What we saw, which we haven't seen anywhere else, was a working life-size plane engine:

It was a very long day but Tiger came away at the end of it saying that it has been his best day out so far.  Tiger's love affair with military history continues.  All I can say is that I am grateful to find such opportunities where Tiger's keen interest is supported and where he can meet and talk with fellow enthusiasts to his heart's content about something that both my husband and I aren't particularly knowledgeable or enthusiastic about.

This post is linked up to:
  1. Hip Homeschool Hop - 9/16/14
  2. Finishing Strong #29
  3. History & Geography Meme #135
  4. Home Education Blog Link Up #15
  5. Collage Friday - A Well Rounded Homeschool
  6. Weekly Wrap-Up: The One Where I Officially Have 3 Teens
  7. The Homeschool Mother's Journal (9/20/14)


  1. Oh, my son would be in heaven, too..

    1. I bet! :-) I saw mostly men and boys at the event. It was really a boy's dream come true.

  2. My boys would be in heaven as well.

    Is he only interested in modern military history? I've incorporated a fair amount of military history into our study of ancient history and such with re-enacting battles and things.

    1. Tiger's been interested in modern warfare for the past two years but his interest started with the ancient warfare, especially those of the Greeks and Romans. When we do the next cycle of history I expect we'll focus more on the military side of history.

  3. This sounds fascinating although it certainly wouldn't be something that I would choose to attend. Funny, sometimes, how our children's interests can push us into learning about different areas.

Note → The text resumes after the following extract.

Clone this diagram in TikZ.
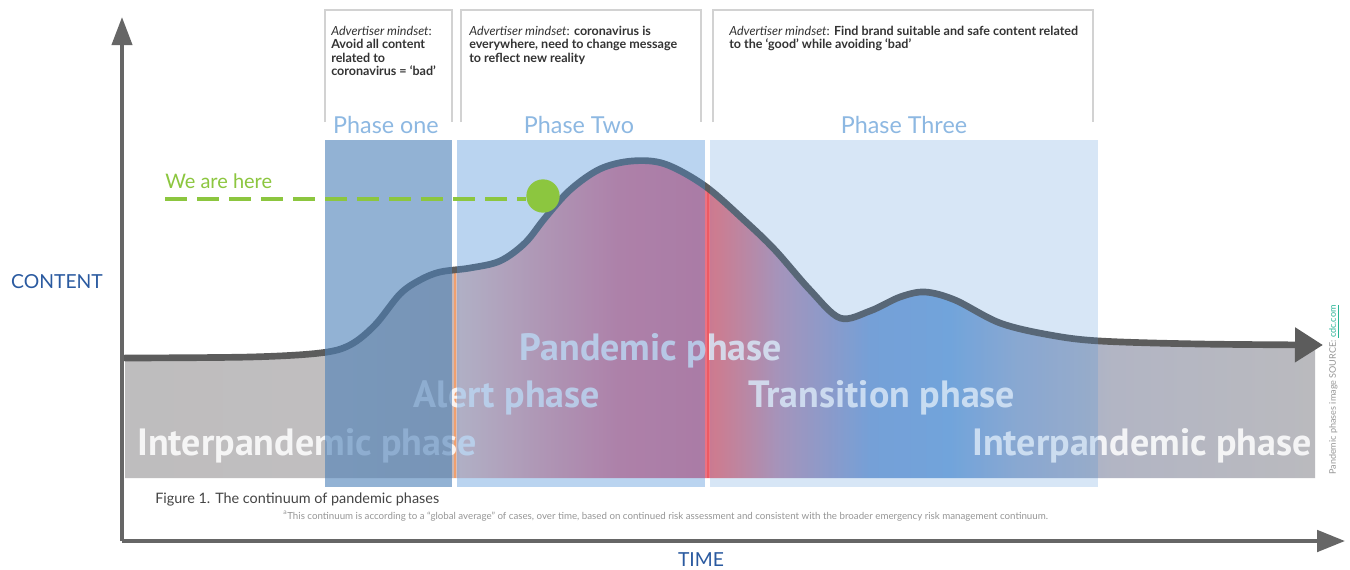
\documentclass[tikz,border=0pt]{standalone}
\usepackage{fontspec}
\setmainfont{Lato}
\newfontfamily\bigfont{PT Sans}
\usetikzlibrary{arrows.meta}

\definecolor{axisgray}{RGB}{102,102,102}
\definecolor{curvegray}{RGB}{92,92,92}
\definecolor{boxline}{RGB}{210,210,210}
\definecolor{boxtext}{RGB}{51,51,51}
\definecolor{phasetitle}{RGB}{141,184,226}
\definecolor{axislabel}{RGB}{42,90,160}
\definecolor{herecol}{RGB}{140,198,63}
\definecolor{ovone}{RGB}{74,127,184}
\definecolor{ovtwo}{RGB}{74,144,217}
\definecolor{orangeline}{RGB}{240,160,110}
\definecolor{redline}{RGB}{235,90,100}
\definecolor{captioncol}{RGB}{68,68,68}
\definecolor{notecol}{RGB}{150,150,150}
\definecolor{teal}{RGB}{40,180,150}

\definecolor{sa}{RGB}{190,189,190}
\definecolor{sb}{RGB}{192,190,191}
\definecolor{sc}{RGB}{190,182,182}
\definecolor{sd}{RGB}{240,195,185}
\definecolor{se}{RGB}{238,155,160}
\definecolor{sf}{RGB}{235,120,140}
\definecolor{sg}{RGB}{230,112,135}
\definecolor{sh}{RGB}{242,119,124}
\definecolor{si}{RGB}{190,150,180}
\definecolor{sj}{RGB}{130,165,215}
\definecolor{sk}{RGB}{125,170,220}
\definecolor{sl}{RGB}{155,175,208}
\definecolor{sm}{RGB}{178,181,196}
\definecolor{sn}{RGB}{186,186,190}

\pgfdeclarehorizontalshading{bandshade}{100bp}{color(0bp)=(sa); color(25bp)=(sa); color(33.19bp)=(sb); color(38.66bp)=(sc); color(39.08bp)=(sd); color(42.44bp)=(se); color(45.8bp)=(sf); color(49.16bp)=(sg); color(49.79bp)=(sh); color(52.52bp)=(si); color(56.3bp)=(sj); color(59.66bp)=(sk); color(62.5bp)=(sl); color(66.5bp)=(sm); color(75bp)=(sn); color(100bp)=(sn)}

\tikzset{
  axisline/.style={draw=axisgray, line width=3pt},
  curveline/.style={draw=curvegray, line width=5pt, line cap=round},
  mindbox/.style={draw=boxline, line width=0.8pt},
  mindtext/.style={anchor=north west, inner sep=0pt, align=left, text=boxtext,
    font=\fontsize{9.4}{10}\selectfont},
  phasetitlestyle/.style={anchor=base, inner sep=0pt, text=phasetitle,
    font=\fontsize{17.5}{20}\selectfont},
  biglabel/.style={anchor=base, inner sep=0pt, text=white, text opacity=0.85,
    font=\bigfont\bfseries\fontsize{28.5}{32}\selectfont},
  axislabelstyle/.style={inner sep=0pt, text=axislabel, font=\fontsize{14.5}{17}\selectfont},
}

\begin{document}
\begin{tikzpicture}[x=0.75pt,y=-0.75pt]
\useasboundingbox (0,0) rectangle (1350,569);
\fill[white] (0,0) rectangle (1350,569);

% coloured band under the curve
\shade[shading=bandshade] plot[smooth,tension=0.55] coordinates {(125,358) (250,357) (320,353) (350,345) (375,325) (400,294) (420,280) (440,272) (470,268) (500,261) (525,243) (545,218) (570,190) (600,169) (632,161) (665,164) (705,186) (745,221) (775,250) (810,290) (840,318) (870,311) (900,297) (925,292) (955,300) (1000,323) (1050,335) (1100,341) (1200,344) (1315,345)} -- (1315,478) -- (125,478) -- cycle;

\draw[orangeline, line width=2.2pt] (455,271) -- (455,478);
\draw[redline, line width=1.5pt] (708,189) -- (708,478);

% big phase labels
\node[biglabel] (interL) at (307,455) {Interpandemic phase};
\node[biglabel] (alert) at (507,407) {Alert phase};
\node[biglabel] (pandemic) at (651,360) {Pandemic phase};
\node[biglabel] (transition) at (882,407) {Transition phase};
\node[biglabel] (interR) at (1142,455) {Interpandemic phase};

% curve
\draw[curveline, -{Triangle[length=21pt,width=25pt]}] plot[smooth,tension=0.55] coordinates {(125,358) (250,357) (320,353) (350,345) (375,325) (400,294) (420,280) (440,272) (470,268) (500,261) (525,243) (545,218) (570,190) (600,169) (632,161) (665,164) (705,186) (745,221) (775,250) (810,290) (840,318) (870,311) (900,297) (925,292) (955,300) (1000,323) (1050,335) (1100,341) (1200,344) (1323,345)};

% phase overlays
\fill[ovone, opacity=0.6] (325,140) rectangle (452,487);
\fill[ovtwo, opacity=0.38] (457,140) rectangle (705,487);
\fill[ovtwo, opacity=0.22] (710,140) rectangle (1098,487);

% mindset boxes
\draw[mindbox] (325,122) -- (325,10) -- (452,10) -- (452,122);
\draw[mindbox] (461,122) -- (461,10) -- (701,10) -- (701,122);
\draw[mindbox] (713,122) -- (713,10) -- (1093,10) -- (1093,122);

\node[mindtext] (m1) at (331,26) {\textit{Advertiser mindset}:\\ \textbf{Avoid all content}\\ \textbf{related to}\\ \textbf{coronavirus = ‘bad’}};
\node[mindtext] (m2) at (469,26) {\textit{Advertiser mindset}: \textbf{coronavirus is}\\ \textbf{everywhere, need to change message}\\ \textbf{to reflect new reality}};
\node[mindtext] (m3) at (729,26) {\textit{Advertiser mindset}: \textbf{Find brand suitable and safe content related}\\ \textbf{to the ‘good’ while avoiding ‘bad’}};

% phase titles
\node[phasetitlestyle] (p1) at (386,133) {Phase one};
\node[phasetitlestyle] (p2) at (579,133) {Phase Two};
\node[phasetitlestyle] (p3) at (904,133) {Phase Three};

% we are here
\node[anchor=base west, inner sep=0pt, text=herecol, font=\fontsize{15}{17}\selectfont] (herelabel) at (165,188) {We are here};
\coordinate (herestart) at (165,199);
\node[circle, fill=herecol, minimum size=25pt, inner sep=0pt] (dot) at (543,196) {};
\draw[herecol, line width=2.3pt, dash pattern=on 16.5pt off 7.5pt] (herestart) -- (dot.west |- herestart);

% axes
\coordinate (O) at (122,541);
\coordinate (ytip) at (122,17);
\coordinate (xtip) at (1345,541);
\draw[axisline, -{Triangle[length=21pt,width=15pt]}] (O) -- (ytip);
\draw[axisline, -{Triangle[length=21pt,width=16pt]}] (O) -- (xtip);
\node[axislabelstyle] (content) at (57,282) {CONTENT};
\node[axislabelstyle, anchor=base] (time) at (701,566) {TIME};

% captions
\node[anchor=base west, inner sep=0pt, text=captioncol, font=\fontsize{10.8}{13}\selectfont] (caption) at (155,503) {Figure 1. The continuum of pandemic phases};
\node[anchor=base west, inner sep=0pt, text=notecol, font=\fontsize{7.3}{9}\selectfont] (note) at (283,519) {\textsuperscript{a}This continuum is according to a “global average” of cases, over time, based on continued risk assessment and consistent with the broader emergency risk management continuum.};
\node[anchor=west, rotate=90, inner sep=0pt, text=notecol, font=\fontsize{6.8}{8}\selectfont] (source) at (1334,475) {Pandemic phases image SOURCE: \textcolor{teal}{\underline{cdc.com}}};
\end{tikzpicture}
\end{document}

    1. Absolutely! Military history was never on my radar until Tiger took an interest in it. :-)

  4. wow! how fantastic!

    1. It was indeed a terric show. My son loved it. :-)

  5. Wow! Firstly, hats off to you for being the kind of mum who spends 8 hours with her son at a military show. Secondly, even as someone without Tiger's passionate interest in all things military, I can really appreciate how much that show had to offer. It looks like it was so comprehensive. Tiger must indeed have been in heaven to have been able to see up close, touch and even go inside and ride in these machines he's seen in books. That Mark IV looks like it's on its side to me. Obviously I'm a philistine!

    1. The Mark IV is such a unique design, isn't it? One has to see it to believe that it exists!

      All the homeschooling mothers I've met go the extra mile for their children. It must be an "occupational hazard" that comes with taking on this role. :-)

  6. My first thought was 'rather you than me!', my second thought was what a fantastic mum you are to accompany your son to something like that, lasting that long!

    1. Thanks, Claire. :-) It's a matter of: if I didn't take Tiger there then nobody else would, so I had to.